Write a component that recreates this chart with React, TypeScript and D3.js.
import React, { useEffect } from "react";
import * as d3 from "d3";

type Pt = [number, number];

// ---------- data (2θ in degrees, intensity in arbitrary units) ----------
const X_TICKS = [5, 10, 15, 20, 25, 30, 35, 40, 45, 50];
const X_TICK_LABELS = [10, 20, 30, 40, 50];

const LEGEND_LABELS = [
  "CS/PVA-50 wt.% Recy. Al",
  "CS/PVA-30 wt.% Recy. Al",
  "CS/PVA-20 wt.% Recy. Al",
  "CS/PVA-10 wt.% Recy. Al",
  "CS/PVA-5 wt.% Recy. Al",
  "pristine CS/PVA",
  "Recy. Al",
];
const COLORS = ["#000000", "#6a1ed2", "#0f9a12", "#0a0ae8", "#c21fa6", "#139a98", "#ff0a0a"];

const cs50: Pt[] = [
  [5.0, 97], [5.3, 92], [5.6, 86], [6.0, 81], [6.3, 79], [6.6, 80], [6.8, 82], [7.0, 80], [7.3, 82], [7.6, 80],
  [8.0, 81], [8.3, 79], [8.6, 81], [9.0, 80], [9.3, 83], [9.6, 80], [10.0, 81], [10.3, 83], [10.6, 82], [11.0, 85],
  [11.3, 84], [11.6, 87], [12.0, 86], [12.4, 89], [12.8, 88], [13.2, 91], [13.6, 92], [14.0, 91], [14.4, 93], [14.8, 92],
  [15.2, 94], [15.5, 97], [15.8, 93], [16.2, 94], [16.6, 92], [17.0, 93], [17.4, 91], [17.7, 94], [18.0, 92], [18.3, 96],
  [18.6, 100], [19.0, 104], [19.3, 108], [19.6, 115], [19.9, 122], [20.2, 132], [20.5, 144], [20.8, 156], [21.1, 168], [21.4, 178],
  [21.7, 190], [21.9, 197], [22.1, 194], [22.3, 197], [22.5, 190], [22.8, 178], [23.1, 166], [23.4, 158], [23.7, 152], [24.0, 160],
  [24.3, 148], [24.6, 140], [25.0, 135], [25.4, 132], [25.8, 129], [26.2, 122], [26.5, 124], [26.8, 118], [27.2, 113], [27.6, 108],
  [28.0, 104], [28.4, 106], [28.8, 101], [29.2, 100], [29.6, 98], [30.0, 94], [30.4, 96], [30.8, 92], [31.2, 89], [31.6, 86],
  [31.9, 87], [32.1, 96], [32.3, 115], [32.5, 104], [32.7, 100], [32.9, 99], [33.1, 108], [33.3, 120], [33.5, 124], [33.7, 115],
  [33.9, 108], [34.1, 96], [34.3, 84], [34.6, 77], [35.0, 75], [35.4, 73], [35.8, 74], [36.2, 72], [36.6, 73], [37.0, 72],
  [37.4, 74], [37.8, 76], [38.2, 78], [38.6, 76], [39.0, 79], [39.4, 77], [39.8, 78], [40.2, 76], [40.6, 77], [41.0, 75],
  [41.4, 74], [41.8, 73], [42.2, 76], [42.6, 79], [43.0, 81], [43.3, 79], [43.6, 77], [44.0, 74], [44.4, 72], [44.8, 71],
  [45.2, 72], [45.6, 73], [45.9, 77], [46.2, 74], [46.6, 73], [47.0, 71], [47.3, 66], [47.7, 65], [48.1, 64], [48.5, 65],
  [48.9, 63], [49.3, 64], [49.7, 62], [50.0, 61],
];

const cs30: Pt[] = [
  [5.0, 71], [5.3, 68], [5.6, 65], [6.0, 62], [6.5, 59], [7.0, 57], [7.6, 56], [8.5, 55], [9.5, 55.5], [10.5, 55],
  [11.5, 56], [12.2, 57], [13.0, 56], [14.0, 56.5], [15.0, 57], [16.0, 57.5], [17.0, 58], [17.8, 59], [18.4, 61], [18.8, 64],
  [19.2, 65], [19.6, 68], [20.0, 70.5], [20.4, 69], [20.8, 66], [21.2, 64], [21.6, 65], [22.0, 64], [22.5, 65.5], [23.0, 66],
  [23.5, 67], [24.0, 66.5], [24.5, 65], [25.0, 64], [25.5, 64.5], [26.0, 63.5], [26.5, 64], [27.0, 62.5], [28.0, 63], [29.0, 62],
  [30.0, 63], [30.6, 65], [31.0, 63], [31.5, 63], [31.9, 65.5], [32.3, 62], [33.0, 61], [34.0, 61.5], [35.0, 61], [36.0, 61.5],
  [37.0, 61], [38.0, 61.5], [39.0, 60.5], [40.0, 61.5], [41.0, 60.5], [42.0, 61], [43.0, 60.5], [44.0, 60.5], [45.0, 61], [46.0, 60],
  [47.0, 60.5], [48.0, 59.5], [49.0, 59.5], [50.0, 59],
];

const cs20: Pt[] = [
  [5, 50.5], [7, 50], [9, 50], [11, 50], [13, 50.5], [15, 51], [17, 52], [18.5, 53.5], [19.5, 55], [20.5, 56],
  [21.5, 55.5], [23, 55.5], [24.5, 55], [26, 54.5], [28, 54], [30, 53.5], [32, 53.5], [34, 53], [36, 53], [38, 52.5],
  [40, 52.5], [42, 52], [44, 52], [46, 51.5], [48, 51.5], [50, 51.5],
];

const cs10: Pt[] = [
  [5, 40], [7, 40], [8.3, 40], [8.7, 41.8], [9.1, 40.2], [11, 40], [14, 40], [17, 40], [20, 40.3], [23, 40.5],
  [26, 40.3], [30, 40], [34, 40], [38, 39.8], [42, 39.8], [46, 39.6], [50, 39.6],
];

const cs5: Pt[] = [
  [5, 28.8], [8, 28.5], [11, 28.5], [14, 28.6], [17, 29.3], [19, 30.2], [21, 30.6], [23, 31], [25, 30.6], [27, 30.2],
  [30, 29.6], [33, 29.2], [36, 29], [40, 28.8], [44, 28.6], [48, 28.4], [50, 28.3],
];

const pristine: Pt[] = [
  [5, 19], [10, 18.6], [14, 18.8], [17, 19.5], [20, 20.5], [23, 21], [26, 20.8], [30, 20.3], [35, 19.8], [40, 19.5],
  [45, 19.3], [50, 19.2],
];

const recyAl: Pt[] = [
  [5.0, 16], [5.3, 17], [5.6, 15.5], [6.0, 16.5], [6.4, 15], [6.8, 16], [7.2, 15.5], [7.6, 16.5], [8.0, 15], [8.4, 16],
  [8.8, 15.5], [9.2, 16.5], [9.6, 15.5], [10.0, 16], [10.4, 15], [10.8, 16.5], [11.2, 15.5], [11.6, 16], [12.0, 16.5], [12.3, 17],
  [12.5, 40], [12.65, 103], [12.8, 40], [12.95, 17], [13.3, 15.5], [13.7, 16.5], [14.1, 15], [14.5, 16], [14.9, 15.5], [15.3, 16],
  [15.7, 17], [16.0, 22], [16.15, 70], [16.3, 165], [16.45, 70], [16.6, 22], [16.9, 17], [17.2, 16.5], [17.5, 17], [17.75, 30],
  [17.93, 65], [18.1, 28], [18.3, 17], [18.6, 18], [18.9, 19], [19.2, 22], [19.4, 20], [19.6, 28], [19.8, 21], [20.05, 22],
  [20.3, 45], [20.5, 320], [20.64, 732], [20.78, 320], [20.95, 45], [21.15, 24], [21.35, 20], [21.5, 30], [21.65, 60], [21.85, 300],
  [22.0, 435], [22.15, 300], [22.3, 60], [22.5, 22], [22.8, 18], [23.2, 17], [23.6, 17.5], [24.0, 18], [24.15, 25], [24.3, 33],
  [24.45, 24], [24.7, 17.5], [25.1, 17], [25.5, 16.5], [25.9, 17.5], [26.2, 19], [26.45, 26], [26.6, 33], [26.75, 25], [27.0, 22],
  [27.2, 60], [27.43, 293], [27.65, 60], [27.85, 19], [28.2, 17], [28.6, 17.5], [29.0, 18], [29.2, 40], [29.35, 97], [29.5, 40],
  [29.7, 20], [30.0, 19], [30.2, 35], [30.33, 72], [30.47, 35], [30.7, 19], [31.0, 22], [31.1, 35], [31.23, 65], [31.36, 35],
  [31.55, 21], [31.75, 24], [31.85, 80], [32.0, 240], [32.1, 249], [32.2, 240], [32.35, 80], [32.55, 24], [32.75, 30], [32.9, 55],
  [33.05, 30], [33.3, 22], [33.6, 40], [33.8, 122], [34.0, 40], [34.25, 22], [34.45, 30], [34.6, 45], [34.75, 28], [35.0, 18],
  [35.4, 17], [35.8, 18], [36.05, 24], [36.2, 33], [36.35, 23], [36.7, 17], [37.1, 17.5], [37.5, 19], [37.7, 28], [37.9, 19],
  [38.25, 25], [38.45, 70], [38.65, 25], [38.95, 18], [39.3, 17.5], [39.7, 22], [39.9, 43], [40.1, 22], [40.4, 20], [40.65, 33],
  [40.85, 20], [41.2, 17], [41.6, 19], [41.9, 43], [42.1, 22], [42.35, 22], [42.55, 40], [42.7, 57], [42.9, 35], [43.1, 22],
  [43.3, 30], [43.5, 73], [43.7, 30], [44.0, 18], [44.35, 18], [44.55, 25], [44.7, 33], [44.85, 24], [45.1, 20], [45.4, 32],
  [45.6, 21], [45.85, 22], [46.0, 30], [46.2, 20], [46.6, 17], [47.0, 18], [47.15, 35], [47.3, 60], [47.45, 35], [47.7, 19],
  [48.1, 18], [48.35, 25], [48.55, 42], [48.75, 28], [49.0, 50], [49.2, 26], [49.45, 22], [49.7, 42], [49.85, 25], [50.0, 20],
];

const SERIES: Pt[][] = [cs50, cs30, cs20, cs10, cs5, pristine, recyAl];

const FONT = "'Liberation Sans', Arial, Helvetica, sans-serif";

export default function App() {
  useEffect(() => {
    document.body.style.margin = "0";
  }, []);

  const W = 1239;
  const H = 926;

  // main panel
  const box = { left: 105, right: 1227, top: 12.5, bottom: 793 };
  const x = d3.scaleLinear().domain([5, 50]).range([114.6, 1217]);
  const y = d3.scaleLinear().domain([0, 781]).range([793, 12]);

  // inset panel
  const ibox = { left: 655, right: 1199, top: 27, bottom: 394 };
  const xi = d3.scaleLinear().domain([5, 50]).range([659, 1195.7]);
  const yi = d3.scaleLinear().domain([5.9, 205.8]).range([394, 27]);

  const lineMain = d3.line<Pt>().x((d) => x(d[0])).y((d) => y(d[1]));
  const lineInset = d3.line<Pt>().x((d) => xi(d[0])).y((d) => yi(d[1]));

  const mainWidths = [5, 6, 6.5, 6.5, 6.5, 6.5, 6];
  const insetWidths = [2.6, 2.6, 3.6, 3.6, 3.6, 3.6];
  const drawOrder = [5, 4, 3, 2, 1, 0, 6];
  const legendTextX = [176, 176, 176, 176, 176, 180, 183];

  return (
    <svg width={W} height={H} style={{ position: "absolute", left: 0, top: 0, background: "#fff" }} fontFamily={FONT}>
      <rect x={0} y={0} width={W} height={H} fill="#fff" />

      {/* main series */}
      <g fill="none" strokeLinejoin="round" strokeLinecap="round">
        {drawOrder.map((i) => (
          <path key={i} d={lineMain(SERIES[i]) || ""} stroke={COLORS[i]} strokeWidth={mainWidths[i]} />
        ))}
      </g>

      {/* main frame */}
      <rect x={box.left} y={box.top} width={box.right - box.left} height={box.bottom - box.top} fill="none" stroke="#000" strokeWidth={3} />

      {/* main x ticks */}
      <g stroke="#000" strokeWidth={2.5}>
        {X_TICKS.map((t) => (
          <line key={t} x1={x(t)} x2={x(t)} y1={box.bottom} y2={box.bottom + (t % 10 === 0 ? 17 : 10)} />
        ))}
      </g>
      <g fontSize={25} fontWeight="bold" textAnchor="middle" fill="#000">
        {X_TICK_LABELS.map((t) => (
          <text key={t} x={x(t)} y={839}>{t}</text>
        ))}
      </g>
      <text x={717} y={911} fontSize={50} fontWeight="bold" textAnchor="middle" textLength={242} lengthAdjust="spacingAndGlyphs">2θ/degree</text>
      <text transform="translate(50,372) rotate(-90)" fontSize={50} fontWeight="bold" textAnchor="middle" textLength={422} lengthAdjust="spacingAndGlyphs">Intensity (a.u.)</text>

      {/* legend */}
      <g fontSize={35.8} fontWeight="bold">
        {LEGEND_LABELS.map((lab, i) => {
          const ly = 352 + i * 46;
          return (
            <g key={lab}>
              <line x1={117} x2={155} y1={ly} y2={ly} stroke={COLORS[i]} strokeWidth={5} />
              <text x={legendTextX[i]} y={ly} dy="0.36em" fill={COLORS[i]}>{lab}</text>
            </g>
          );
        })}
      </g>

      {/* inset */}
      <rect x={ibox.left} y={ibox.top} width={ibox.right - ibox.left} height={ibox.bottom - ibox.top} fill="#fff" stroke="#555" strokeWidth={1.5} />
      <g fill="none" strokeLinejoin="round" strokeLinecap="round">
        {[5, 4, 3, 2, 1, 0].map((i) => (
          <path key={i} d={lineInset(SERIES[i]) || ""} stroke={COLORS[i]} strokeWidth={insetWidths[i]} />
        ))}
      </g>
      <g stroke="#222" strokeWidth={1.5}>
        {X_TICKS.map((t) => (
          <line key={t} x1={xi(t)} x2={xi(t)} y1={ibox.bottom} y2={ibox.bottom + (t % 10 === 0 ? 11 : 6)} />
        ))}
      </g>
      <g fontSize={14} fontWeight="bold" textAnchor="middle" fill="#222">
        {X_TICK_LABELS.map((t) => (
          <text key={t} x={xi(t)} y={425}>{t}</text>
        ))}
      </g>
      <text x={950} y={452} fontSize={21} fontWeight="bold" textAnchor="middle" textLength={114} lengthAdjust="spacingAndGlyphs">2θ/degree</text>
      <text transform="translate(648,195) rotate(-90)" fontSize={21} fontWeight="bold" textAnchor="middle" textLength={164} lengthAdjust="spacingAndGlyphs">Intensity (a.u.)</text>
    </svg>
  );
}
.....
■ WHAT YOU HAVE TO DO:
Only the lines from the start of the data to the line holding "type Pt = [number, number];" are wanted; return them exactly, both ends included.

■ FINAL RESULT:
Write a component that recreates this chart with React, TypeScript and D3.js.
import React, { useEffect } from "react";
import * as d3 from "d3";

type Pt = [number, number];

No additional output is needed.